(Exercise description):
Pictures in the data should be dropped; transcribe exactly the lines from the one that has "Clone this chart in Altair." through the one that has "import seaborn as sns".

(Working data):
====

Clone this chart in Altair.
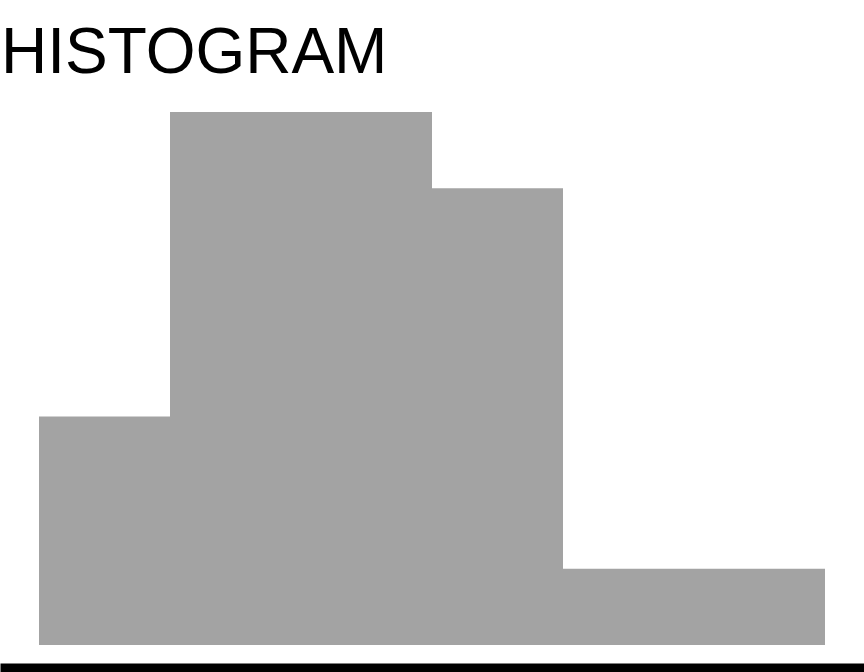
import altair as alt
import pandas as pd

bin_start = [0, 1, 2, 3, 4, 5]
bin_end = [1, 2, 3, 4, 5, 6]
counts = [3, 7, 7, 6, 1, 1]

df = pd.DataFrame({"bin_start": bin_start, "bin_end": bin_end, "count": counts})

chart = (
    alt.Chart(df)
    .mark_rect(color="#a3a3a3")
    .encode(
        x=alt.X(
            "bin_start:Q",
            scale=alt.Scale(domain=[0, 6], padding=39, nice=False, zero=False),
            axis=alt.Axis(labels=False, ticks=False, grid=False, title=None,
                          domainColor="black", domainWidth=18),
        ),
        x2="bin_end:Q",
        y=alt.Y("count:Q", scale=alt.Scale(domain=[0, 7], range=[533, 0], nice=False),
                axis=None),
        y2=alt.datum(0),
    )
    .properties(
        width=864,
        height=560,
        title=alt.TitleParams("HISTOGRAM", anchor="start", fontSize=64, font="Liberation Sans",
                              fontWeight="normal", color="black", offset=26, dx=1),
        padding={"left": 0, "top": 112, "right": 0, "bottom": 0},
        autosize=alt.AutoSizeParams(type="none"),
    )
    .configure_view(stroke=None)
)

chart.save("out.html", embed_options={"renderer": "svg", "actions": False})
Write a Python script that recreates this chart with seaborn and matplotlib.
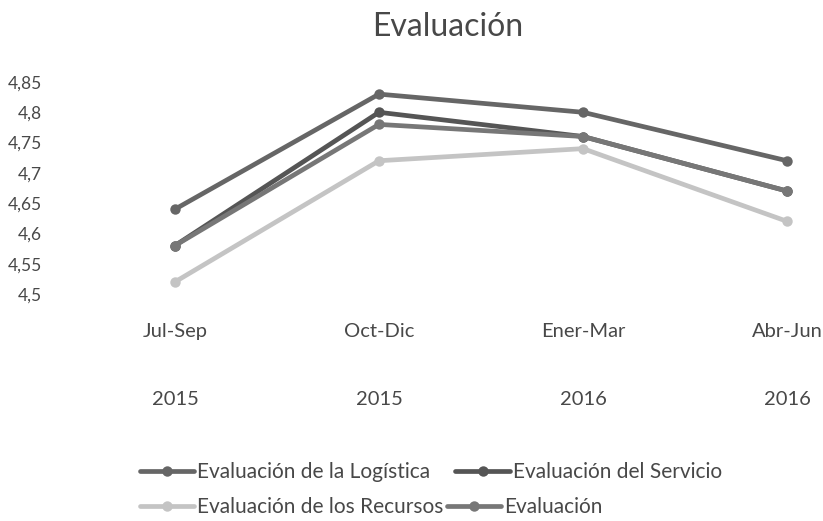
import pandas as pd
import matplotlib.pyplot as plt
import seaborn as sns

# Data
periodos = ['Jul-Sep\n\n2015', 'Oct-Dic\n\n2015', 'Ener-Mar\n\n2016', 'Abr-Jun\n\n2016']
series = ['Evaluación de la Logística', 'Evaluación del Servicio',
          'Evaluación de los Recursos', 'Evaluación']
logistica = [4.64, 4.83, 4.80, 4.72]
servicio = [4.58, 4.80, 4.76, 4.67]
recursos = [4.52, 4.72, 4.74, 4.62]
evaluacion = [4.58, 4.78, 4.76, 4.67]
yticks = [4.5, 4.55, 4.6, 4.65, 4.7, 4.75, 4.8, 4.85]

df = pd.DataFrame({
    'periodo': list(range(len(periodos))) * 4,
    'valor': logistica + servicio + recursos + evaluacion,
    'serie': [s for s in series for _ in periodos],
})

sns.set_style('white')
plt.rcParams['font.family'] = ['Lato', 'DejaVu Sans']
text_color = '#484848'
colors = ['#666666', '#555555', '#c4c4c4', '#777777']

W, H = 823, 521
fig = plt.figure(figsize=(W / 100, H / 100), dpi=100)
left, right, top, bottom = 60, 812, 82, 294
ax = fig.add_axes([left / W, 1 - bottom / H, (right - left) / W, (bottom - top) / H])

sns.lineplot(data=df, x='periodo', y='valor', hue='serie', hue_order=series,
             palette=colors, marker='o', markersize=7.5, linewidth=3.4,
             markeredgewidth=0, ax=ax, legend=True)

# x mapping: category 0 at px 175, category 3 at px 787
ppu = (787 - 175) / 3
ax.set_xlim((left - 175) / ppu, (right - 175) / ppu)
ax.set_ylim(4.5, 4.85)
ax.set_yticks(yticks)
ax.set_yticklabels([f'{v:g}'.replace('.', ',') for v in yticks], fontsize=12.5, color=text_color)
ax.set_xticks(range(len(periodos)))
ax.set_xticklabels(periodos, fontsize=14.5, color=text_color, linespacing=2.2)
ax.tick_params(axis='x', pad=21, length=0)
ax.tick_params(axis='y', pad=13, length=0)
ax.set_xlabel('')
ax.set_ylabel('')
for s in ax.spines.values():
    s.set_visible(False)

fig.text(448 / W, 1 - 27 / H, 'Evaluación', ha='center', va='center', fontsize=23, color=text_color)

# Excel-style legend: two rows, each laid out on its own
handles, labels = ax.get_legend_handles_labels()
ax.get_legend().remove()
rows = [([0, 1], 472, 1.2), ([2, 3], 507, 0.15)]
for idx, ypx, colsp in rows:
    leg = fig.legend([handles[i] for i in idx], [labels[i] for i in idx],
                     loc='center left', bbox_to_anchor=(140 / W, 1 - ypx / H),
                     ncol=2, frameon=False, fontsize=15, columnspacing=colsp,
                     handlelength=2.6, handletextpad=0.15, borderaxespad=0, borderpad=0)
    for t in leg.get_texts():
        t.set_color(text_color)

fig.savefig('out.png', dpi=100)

====

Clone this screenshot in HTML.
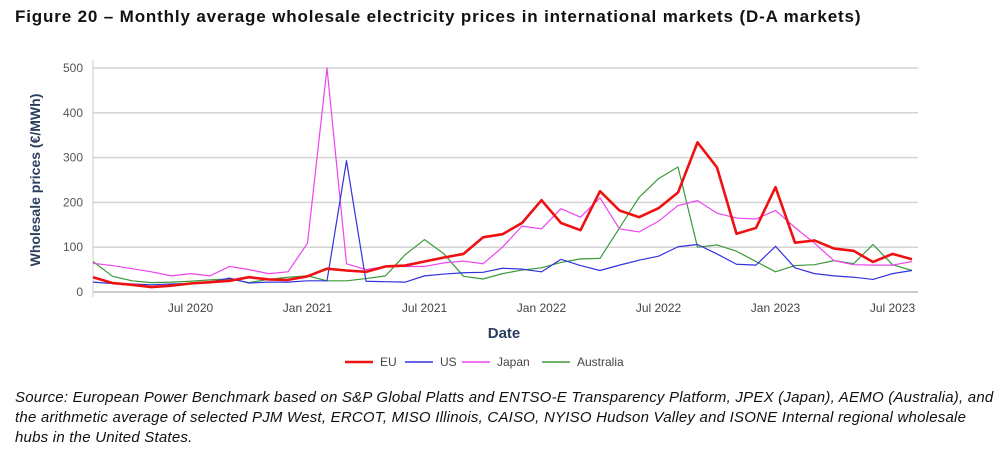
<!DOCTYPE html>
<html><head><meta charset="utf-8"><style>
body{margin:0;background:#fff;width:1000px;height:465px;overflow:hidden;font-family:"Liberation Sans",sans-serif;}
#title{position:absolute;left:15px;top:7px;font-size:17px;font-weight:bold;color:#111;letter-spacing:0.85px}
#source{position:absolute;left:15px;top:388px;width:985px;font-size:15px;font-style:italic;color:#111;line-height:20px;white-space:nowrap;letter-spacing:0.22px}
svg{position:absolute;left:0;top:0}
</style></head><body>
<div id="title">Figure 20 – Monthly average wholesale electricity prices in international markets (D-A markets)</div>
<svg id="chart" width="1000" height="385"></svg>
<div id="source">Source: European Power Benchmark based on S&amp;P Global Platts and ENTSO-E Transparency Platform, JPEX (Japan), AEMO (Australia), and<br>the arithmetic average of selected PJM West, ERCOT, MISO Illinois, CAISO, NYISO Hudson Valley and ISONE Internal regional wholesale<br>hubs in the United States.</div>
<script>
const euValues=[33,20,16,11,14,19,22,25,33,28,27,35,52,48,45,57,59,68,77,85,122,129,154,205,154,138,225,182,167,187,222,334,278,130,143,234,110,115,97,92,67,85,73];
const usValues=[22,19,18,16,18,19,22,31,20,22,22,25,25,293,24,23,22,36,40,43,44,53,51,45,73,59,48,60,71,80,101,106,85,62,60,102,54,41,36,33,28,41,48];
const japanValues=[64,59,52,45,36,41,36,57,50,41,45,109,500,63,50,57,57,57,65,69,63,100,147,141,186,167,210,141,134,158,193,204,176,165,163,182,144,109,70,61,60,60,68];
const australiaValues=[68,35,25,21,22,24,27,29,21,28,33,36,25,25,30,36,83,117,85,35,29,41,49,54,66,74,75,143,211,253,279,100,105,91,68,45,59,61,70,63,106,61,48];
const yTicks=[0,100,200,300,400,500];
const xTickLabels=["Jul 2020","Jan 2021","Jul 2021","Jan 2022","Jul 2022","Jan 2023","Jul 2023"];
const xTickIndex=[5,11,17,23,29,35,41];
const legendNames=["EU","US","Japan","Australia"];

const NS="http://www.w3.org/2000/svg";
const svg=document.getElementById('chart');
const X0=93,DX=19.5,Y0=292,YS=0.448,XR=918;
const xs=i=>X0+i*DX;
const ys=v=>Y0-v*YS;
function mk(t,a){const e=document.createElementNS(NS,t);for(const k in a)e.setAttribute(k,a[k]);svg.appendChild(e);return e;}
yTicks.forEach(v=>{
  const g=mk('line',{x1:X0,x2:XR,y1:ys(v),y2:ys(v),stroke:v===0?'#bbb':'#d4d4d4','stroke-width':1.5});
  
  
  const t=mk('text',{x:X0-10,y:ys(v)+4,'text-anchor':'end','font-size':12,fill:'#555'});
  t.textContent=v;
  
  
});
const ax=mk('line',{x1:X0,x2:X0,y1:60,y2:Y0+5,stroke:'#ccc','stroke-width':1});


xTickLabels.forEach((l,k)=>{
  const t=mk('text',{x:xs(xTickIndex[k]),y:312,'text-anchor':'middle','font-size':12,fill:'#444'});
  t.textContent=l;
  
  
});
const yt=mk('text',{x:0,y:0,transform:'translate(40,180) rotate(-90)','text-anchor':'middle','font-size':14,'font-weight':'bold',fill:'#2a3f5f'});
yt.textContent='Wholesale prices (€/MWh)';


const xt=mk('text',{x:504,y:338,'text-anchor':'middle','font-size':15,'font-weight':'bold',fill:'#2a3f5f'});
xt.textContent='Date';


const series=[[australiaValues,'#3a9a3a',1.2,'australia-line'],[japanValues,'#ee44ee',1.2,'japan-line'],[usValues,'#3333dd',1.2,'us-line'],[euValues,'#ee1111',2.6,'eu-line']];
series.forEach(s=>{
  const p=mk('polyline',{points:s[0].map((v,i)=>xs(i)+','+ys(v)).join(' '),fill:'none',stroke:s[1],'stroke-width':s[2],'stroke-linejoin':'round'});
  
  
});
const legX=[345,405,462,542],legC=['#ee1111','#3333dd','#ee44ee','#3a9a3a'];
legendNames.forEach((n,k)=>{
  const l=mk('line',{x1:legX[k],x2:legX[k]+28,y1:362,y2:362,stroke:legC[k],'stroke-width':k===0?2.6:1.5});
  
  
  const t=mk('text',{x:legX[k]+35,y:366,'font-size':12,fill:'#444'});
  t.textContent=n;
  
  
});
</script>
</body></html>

====

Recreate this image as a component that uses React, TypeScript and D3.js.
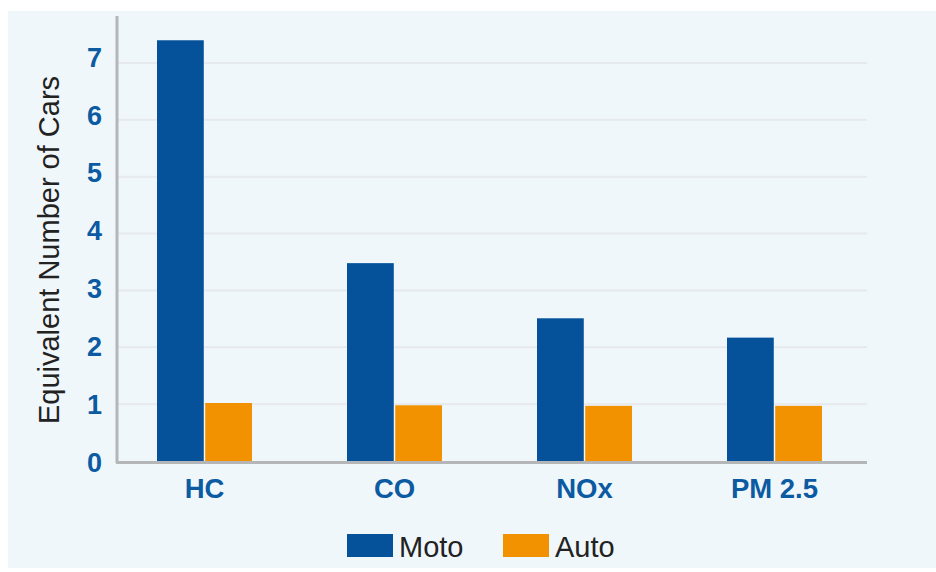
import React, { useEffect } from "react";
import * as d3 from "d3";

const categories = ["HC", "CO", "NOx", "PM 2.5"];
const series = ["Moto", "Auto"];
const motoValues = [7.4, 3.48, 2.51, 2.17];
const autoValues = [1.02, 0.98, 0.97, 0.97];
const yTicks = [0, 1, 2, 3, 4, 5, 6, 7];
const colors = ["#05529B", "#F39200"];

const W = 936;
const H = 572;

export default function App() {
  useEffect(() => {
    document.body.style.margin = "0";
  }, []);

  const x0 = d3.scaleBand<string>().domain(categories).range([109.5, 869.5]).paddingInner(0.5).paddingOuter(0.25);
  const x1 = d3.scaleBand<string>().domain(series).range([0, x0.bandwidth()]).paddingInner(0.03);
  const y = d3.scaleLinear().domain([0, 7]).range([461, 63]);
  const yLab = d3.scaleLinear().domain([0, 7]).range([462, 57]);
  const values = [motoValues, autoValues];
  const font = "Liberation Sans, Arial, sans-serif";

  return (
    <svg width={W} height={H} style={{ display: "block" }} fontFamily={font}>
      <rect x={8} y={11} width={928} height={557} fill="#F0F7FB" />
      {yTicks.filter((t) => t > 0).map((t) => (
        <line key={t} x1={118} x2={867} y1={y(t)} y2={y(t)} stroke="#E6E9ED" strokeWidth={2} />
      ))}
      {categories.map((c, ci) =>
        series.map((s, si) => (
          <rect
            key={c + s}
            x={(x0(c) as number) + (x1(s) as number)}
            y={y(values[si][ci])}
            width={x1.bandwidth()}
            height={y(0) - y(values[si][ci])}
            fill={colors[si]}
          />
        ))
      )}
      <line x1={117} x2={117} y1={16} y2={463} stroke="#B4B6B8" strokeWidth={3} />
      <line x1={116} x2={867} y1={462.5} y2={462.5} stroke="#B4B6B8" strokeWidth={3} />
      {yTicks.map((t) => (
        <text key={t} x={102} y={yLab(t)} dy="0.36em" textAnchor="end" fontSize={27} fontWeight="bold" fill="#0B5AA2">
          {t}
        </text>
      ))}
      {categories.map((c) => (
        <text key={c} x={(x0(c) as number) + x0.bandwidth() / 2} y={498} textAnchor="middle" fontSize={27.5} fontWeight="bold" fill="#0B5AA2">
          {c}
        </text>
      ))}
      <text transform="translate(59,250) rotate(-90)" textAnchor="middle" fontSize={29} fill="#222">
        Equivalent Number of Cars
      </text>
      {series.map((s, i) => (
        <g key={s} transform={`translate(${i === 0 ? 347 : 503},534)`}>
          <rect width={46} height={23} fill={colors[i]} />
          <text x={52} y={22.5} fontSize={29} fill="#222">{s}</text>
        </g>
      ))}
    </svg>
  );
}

====

(Output for this task):
Clone this chart in Altair.
import altair as alt
import pandas as pd

bin_start = [0, 1, 2, 3, 4, 5]
bin_end = [1, 2, 3, 4, 5, 6]
counts = [3, 7, 7, 6, 1, 1]

df = pd.DataFrame({"bin_start": bin_start, "bin_end": bin_end, "count": counts})

chart = (
    alt.Chart(df)
    .mark_rect(color="#a3a3a3")
    .encode(
        x=alt.X(
            "bin_start:Q",
            scale=alt.Scale(domain=[0, 6], padding=39, nice=False, zero=False),
            axis=alt.Axis(labels=False, ticks=False, grid=False, title=None,
                          domainColor="black", domainWidth=18),
        ),
        x2="bin_end:Q",
        y=alt.Y("count:Q", scale=alt.Scale(domain=[0, 7], range=[533, 0], nice=False),
                axis=None),
        y2=alt.datum(0),
    )
    .properties(
        width=864,
        height=560,
        title=alt.TitleParams("HISTOGRAM", anchor="start", fontSize=64, font="Liberation Sans",
                              fontWeight="normal", color="black", offset=26, dx=1),
        padding={"left": 0, "top": 112, "right": 0, "bottom": 0},
        autosize=alt.AutoSizeParams(type="none"),
    )
    .configure_view(stroke=None)
)

chart.save("out.html", embed_options={"renderer": "svg", "actions": False})
Write a Python script that recreates this chart with seaborn and matplotlib.
import pandas as pd
import matplotlib.pyplot as plt
import seaborn as sns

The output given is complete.